Structural Ambiguity Remains
The outcome of the 6 June 2026, elections will likely do little to resolve this structural ambiguity. The PPP has historically positioned itself as the party of constitutional reform, pointing to the 2009 Empowerment order as a stepping stone toward provincial status. PML-N, conversely, campaigns on the promise of development and completion of infrastructure projects, which appeals to a business class weary of instability. However, Pakistan strategy of keeping the GB status as constitutionally ambiguous that is, without a provincial status is unlikely to change without a seismic shift in Islamabad’s Kashmir policy.

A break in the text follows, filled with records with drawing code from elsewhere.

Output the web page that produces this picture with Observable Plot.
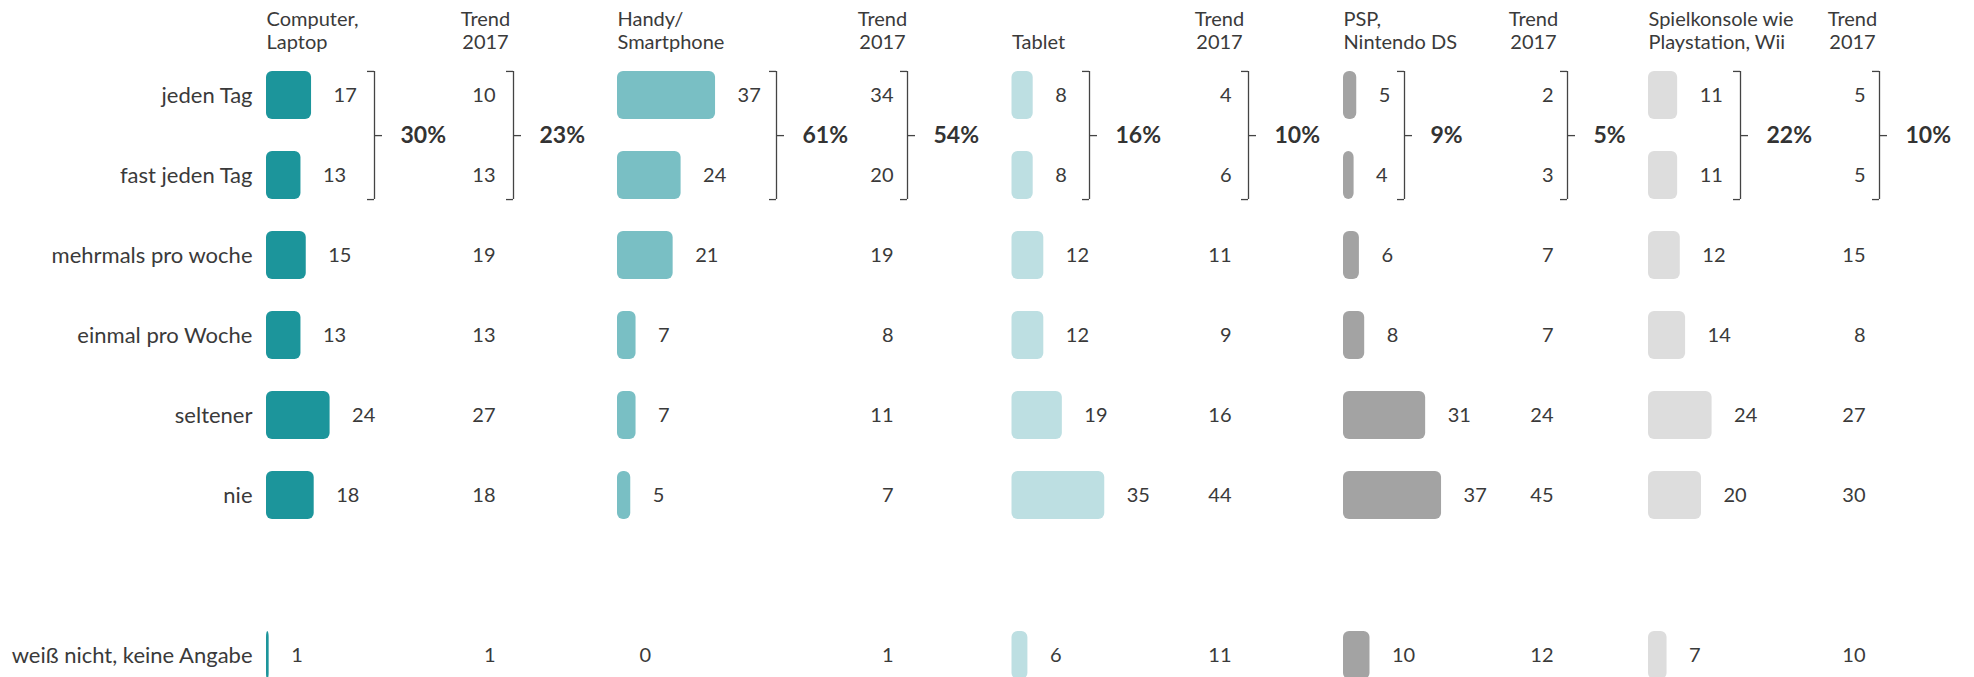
<!DOCTYPE html>
<html>
<head>
<meta charset="utf-8">
<script src="https://cdn.jsdelivr.net/npm/d3@7"></script>
<script src="https://cdn.jsdelivr.net/npm/@observablehq/plot@0.6"></script>
<style>
  body { margin: 0; background: #ffffff; }
  #chart { display: flex; width: 1974px; height: 677px; overflow: hidden; background: #ffffff; }
  #chart svg { flex: none; display: block; }
</style>
</head>
<body>
<div id="chart"></div>
<script>
// ---------- data ----------
const rowLabels = ["jeden Tag", "fast jeden Tag", "mehrmals pro woche", "einmal pro Woche", "seltener", "nie", "weiß nicht, keine Angabe"];
const deviceNames = ["Computer,\nLaptop", "Handy/\nSmartphone", "Tablet", "PSP,\nNintendo DS", "Spielkonsole wie\nPlaystation, Wii"];
const trendHeader = "Trend\n2017";

const computerValues = [17, 13, 15, 13, 24, 18, 1];
const computerTrend2017 = [10, 13, 19, 13, 27, 18, 1];
const handyValues = [37, 24, 21, 7, 7, 5, 0];
const handyTrend2017 = [34, 20, 19, 8, 11, 7, 1];
const tabletValues = [8, 8, 12, 12, 19, 35, 6];
const tabletTrend2017 = [4, 6, 11, 9, 16, 44, 11];
const pspValues = [5, 4, 6, 8, 31, 37, 10];
const pspTrend2017 = [2, 3, 7, 7, 24, 45, 12];
const konsoleValues = [11, 11, 12, 14, 24, 20, 7];
const konsoleTrend2017 = [5, 5, 15, 8, 27, 30, 10];

const dailySum = ["30%", "61%", "16%", "9%", "22%"];
const dailySumTrend2017 = ["23%", "54%", "10%", "5%", "10%"];

// ---------- styles and layout ----------
const colors = ["#1c959b", "#79bfc4", "#bddfe2", "#a3a3a3", "#dddddd"];
const textColor = "#3a3a3a";
const bracketColor = "#444444";
const PX_PER_UNIT = 2.65;          // bar length per percentage point
const STEP = 80.2;                  // row pitch
const FIRST_CENTER = 94.3;          // centre of first row
const BAR_FRAC = 0.6;               // bar height / row pitch
const BW = STEP * BAR_FRAC;

// panel geometry in page pixels
const panels = [
  {left: 0,    right: 600,  bar: 266,    br1: 374,  pct1: 401,  trendRight: 495,  trendHead: 485,  br2: 513,  pct2: 539},
  {left: 600,  right: 1000, bar: 617,    br1: 776,  pct1: 803,  trendRight: 893,  trendHead: 882,  br2: 907,  pct2: 933},
  {left: 1000, right: 1330, bar: 1011.5, br1: 1089, pct1: 1116, trendRight: 1231, trendHead: 1219, br2: 1248, pct2: 1274},
  {left: 1330, right: 1640, bar: 1343,   br1: 1404, pct1: 1430, trendRight: 1553, trendHead: 1533, br2: 1567, pct2: 1590},
  {left: 1640, right: 1974, bar: 1648,   br1: 1740, pct1: 1764, trendRight: 1865, trendHead: 1852, br2: 1879, pct2: 1906}
];

const seriesValues = [computerValues, handyValues, tabletValues, pspValues, konsoleValues];
const seriesTrend = [computerTrend2017, handyTrend2017, tabletTrend2017, pspTrend2017, konsoleTrend2017];

// y domain with an empty spacer row before the last category
const yDomain = [...rowLabels.slice(0, 6), "", rowLabels[6]];
const yRange = [FIRST_CENTER - STEP / 2, FIRST_CENTER - STEP / 2 + STEP * yDomain.length];

function bracket(xu, label) {
  const first = rowLabels[0], second = rowLabels[1];
  const tick = 7 / PX_PER_UNIT, mid = 8 / PX_PER_UNIT;
  const line = {stroke: bracketColor, strokeWidth: 1.3};
  return [
    Plot.ruleX([0], {x: xu, y1: () => first, y2: () => second, ...line}),
    Plot.ruleY([first], {y: d => d, x1: xu - tick, x2: xu, dy: -BW / 2, ...line}),
    Plot.ruleY([second], {y: d => d, x1: xu - tick, x2: xu, dy: BW / 2, ...line}),
    Plot.ruleY([first], {y: d => d, x1: xu, x2: xu + mid, dy: STEP / 2, ...line}),
    Plot.text([label], {x: xu + 26 / PX_PER_UNIT, y: () => first, dy: STEP / 2, text: d => d,
      textAnchor: "start", fontWeight: 700, fontSize: 23, fill: "#333333"})
  ];
}

const chart = document.getElementById("chart");

panels.forEach((P, p) => {
  const rows = rowLabels.map((label, i) => ({label, value: seriesValues[p][i], trend: seriesTrend[p][i]}));
  const U = px => (px - P.bar) / PX_PER_UNIT;   // page px -> value units of this panel
  const width = P.right - P.left;
  const x0 = P.bar - P.left;
  const svg = Plot.plot({
    width,
    height: 677,
    marginLeft: p === 0 ? x0 : 0,
    marginRight: 0,
    marginTop: 48,
    marginBottom: 0,
    style: {fontFamily: "Lato, 'Open Sans', sans-serif", fontSize: "20px", color: textColor, background: "transparent", overflow: "visible", maxWidth: "none"},
    x: {domain: [0, 50], range: [x0, x0 + 50 * PX_PER_UNIT], axis: null},
    y: {
      domain: yDomain, range: yRange, paddingInner: 0.4, paddingOuter: 0.2,
      axis: p === 0 ? "left" : null, tickSize: 0, tickPadding: 14, label: null
    },
    marks: [
      Plot.barX(rows, {x: "value", y: "label", fill: colors[p], rx: 6}),
      Plot.text(rows, {x: "value", y: "label", text: d => String(d.value), dx: 22, textAnchor: "start"}),
      Plot.text(rows, {x: U(P.trendRight), y: "label", text: d => String(d.trend), textAnchor: "end"}),
      Plot.text([deviceNames[p]], {x: 0, text: d => d, frameAnchor: "top", lineAnchor: "bottom", textAnchor: "start", lineHeight: 1.12}),
      Plot.text([trendHeader], {x: U(P.trendHead), text: d => d, frameAnchor: "top", lineAnchor: "bottom", textAnchor: "middle", lineHeight: 1.12}),
      ...bracket(U(P.br1), dailySum[p]),
      ...bracket(U(P.br2), dailySumTrend2017[p])
    ]
  });
  // row labels of the y axis are set a little larger than the other texts
  svg.querySelectorAll('[aria-label^="y-axis"]').forEach(g => { g.style.fontSize = "22px"; });
  chart.appendChild(svg);
});
</script>
</body>
</html>
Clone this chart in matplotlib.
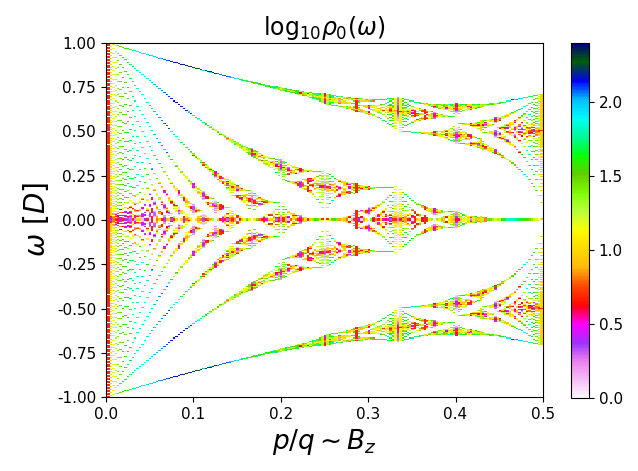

Granting GB provincial status would effectively concede to India the argument that the disputed territory is no longer “disputed” but integrated, potentially closing the door on the UN plebiscite that Pakistan has officially demanded since 1948.
It is also true that the cost of this legal limbo is rising. The youth of GB, who are increasingly digitally connected and aware of their comparative deprivation compared to citizens of Khyber Pakhtunkhwa or Punjab, are no longer satisfied with cosmetic reforms. GB bears the cost of both positions that the state holds simultaneously: it is treated as settled territory for domestic administrative purposes (conscription, taxation, state infrastructure projects) while being presented as disputed territory for international audiences to preserve Pakistan’s position on the Kashmir plebiscite.
The election may have concluded, but the underlying crisis has not. As long as the people of GB remain “stranded in legal ambiguity”, taxed but not represented, strategically vital but not sovereign over their own resources, the resistance will continue with the eruption of frequent protests. The federal government, having tactically managed the election results according to its administrative priorities, must now confront the harder reality: a region that holds the keys to Pakistan’s energy security and trade routes cannot be governed indefinitely by administrative fiat and selective memory. The latest “tense standoff” witnessed in “Pakistan Occupied Kashmir” (PoK) serves as a warning; the fragmented but persistent grievances of GB have the potential to coalesce into a unified demand for rights and autonomy that Islamabad can no longer ignore.